● WORK INSTRUCTIONS:
Below are records; please set down exactly the lines from the first through the one containing "import plotly.graph_objects as go".

____ INPUT RECORDS

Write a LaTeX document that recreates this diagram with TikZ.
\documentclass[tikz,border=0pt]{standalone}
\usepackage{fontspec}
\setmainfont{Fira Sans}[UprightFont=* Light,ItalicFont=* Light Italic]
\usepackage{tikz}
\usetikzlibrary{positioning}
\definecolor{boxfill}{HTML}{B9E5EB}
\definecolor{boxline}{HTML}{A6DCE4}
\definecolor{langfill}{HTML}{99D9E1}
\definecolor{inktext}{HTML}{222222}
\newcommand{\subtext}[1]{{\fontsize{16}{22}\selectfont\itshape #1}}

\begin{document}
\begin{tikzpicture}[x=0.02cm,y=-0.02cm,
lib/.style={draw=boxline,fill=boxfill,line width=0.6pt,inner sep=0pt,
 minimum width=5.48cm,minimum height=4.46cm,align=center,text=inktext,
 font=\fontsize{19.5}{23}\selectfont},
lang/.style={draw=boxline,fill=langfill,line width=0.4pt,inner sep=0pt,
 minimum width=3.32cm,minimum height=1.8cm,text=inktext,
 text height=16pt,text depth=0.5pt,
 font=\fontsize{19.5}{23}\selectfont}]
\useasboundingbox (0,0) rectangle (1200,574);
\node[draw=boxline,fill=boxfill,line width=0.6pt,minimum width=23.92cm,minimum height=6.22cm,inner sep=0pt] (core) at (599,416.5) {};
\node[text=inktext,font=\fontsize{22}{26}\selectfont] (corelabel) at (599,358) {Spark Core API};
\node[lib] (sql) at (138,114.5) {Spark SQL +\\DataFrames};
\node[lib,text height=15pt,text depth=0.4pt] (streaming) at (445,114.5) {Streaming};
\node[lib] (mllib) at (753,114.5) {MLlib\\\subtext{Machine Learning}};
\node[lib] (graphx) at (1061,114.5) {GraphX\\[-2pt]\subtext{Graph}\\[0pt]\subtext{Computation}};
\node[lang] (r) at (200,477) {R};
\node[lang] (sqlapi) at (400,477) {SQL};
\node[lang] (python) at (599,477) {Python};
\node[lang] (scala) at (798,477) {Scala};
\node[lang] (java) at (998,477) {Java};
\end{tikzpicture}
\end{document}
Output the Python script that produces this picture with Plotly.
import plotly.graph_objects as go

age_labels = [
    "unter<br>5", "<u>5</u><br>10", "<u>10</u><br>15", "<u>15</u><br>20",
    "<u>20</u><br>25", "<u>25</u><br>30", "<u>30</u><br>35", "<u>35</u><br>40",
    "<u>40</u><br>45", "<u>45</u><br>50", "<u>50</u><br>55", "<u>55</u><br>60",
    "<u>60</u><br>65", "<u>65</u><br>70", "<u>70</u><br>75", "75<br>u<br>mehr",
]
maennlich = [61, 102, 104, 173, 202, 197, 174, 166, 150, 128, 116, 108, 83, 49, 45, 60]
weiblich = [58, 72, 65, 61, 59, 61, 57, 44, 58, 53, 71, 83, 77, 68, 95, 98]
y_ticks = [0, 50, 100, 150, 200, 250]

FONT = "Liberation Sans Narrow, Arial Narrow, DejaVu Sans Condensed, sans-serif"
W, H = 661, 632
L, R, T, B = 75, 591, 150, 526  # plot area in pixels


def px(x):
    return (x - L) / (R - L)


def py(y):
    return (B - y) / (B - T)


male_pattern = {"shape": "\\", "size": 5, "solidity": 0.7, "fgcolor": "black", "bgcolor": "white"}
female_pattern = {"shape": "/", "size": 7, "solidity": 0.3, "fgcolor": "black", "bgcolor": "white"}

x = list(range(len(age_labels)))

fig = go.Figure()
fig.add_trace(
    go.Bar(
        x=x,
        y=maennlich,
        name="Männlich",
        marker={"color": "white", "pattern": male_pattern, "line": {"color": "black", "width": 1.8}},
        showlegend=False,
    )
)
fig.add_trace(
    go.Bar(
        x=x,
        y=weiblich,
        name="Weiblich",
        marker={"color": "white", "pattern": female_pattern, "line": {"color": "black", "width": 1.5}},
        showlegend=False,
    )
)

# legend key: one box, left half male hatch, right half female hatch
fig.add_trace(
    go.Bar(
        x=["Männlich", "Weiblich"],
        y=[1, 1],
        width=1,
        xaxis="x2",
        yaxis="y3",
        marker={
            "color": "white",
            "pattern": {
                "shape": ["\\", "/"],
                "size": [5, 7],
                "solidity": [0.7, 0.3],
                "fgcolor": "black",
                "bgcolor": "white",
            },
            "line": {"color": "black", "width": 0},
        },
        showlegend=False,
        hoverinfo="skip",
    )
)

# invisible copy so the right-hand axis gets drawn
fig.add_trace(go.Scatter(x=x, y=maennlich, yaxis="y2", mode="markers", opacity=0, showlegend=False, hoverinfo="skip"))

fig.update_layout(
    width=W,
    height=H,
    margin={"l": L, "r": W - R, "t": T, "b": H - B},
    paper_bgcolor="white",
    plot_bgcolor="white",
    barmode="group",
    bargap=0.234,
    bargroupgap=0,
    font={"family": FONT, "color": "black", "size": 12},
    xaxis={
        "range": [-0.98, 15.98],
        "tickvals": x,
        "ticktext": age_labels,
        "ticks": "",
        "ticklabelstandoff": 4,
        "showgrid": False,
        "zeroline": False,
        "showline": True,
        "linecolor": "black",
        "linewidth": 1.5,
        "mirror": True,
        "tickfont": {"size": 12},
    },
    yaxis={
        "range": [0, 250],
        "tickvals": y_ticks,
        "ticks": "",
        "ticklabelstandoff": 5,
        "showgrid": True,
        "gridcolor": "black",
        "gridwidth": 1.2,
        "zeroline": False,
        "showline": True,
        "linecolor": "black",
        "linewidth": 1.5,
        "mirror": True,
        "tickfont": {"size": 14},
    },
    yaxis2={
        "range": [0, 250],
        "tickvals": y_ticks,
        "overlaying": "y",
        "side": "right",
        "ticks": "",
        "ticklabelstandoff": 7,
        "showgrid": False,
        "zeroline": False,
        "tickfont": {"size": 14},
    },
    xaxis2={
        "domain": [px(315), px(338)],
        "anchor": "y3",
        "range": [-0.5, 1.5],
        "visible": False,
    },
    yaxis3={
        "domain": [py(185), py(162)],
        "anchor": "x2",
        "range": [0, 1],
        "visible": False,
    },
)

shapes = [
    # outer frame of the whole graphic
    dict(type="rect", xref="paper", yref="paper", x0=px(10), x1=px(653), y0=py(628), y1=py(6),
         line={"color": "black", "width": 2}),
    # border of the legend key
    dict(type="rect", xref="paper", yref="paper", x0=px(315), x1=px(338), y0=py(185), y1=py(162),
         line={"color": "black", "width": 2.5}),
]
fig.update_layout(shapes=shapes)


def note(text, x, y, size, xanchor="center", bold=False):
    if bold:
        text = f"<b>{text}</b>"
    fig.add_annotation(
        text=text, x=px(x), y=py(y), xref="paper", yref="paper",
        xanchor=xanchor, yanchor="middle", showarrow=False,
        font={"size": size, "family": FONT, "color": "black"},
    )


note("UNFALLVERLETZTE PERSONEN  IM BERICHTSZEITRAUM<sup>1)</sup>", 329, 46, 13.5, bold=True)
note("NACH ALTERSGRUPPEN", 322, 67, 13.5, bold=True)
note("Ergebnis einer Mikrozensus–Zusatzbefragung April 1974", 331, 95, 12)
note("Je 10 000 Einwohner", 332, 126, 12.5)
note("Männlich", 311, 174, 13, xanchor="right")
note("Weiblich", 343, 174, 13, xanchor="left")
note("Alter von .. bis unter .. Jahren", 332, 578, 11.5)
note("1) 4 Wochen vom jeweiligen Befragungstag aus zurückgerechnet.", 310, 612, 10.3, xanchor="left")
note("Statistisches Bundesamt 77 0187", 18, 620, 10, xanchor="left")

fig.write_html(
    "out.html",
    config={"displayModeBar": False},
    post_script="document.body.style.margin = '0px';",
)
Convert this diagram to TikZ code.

________

● FULL RESPONSE:
Write a LaTeX document that recreates this diagram with TikZ.
\documentclass[tikz,border=0pt]{standalone}
\usepackage{fontspec}
\setmainfont{Fira Sans}[UprightFont=* Light,ItalicFont=* Light Italic]
\usepackage{tikz}
\usetikzlibrary{positioning}
\definecolor{boxfill}{HTML}{B9E5EB}
\definecolor{boxline}{HTML}{A6DCE4}
\definecolor{langfill}{HTML}{99D9E1}
\definecolor{inktext}{HTML}{222222}
\newcommand{\subtext}[1]{{\fontsize{16}{22}\selectfont\itshape #1}}

\begin{document}
\begin{tikzpicture}[x=0.02cm,y=-0.02cm,
lib/.style={draw=boxline,fill=boxfill,line width=0.6pt,inner sep=0pt,
 minimum width=5.48cm,minimum height=4.46cm,align=center,text=inktext,
 font=\fontsize{19.5}{23}\selectfont},
lang/.style={draw=boxline,fill=langfill,line width=0.4pt,inner sep=0pt,
 minimum width=3.32cm,minimum height=1.8cm,text=inktext,
 text height=16pt,text depth=0.5pt,
 font=\fontsize{19.5}{23}\selectfont}]
\useasboundingbox (0,0) rectangle (1200,574);
\node[draw=boxline,fill=boxfill,line width=0.6pt,minimum width=23.92cm,minimum height=6.22cm,inner sep=0pt] (core) at (599,416.5) {};
\node[text=inktext,font=\fontsize{22}{26}\selectfont] (corelabel) at (599,358) {Spark Core API};
\node[lib] (sql) at (138,114.5) {Spark SQL +\\DataFrames};
\node[lib,text height=15pt,text depth=0.4pt] (streaming) at (445,114.5) {Streaming};
\node[lib] (mllib) at (753,114.5) {MLlib\\\subtext{Machine Learning}};
\node[lib] (graphx) at (1061,114.5) {GraphX\\[-2pt]\subtext{Graph}\\[0pt]\subtext{Computation}};
\node[lang] (r) at (200,477) {R};
\node[lang] (sqlapi) at (400,477) {SQL};
\node[lang] (python) at (599,477) {Python};
\node[lang] (scala) at (798,477) {Scala};
\node[lang] (java) at (998,477) {Java};
\end{tikzpicture}
\end{document}
Output the Python script that produces this picture with Plotly.
import plotly.graph_objects as go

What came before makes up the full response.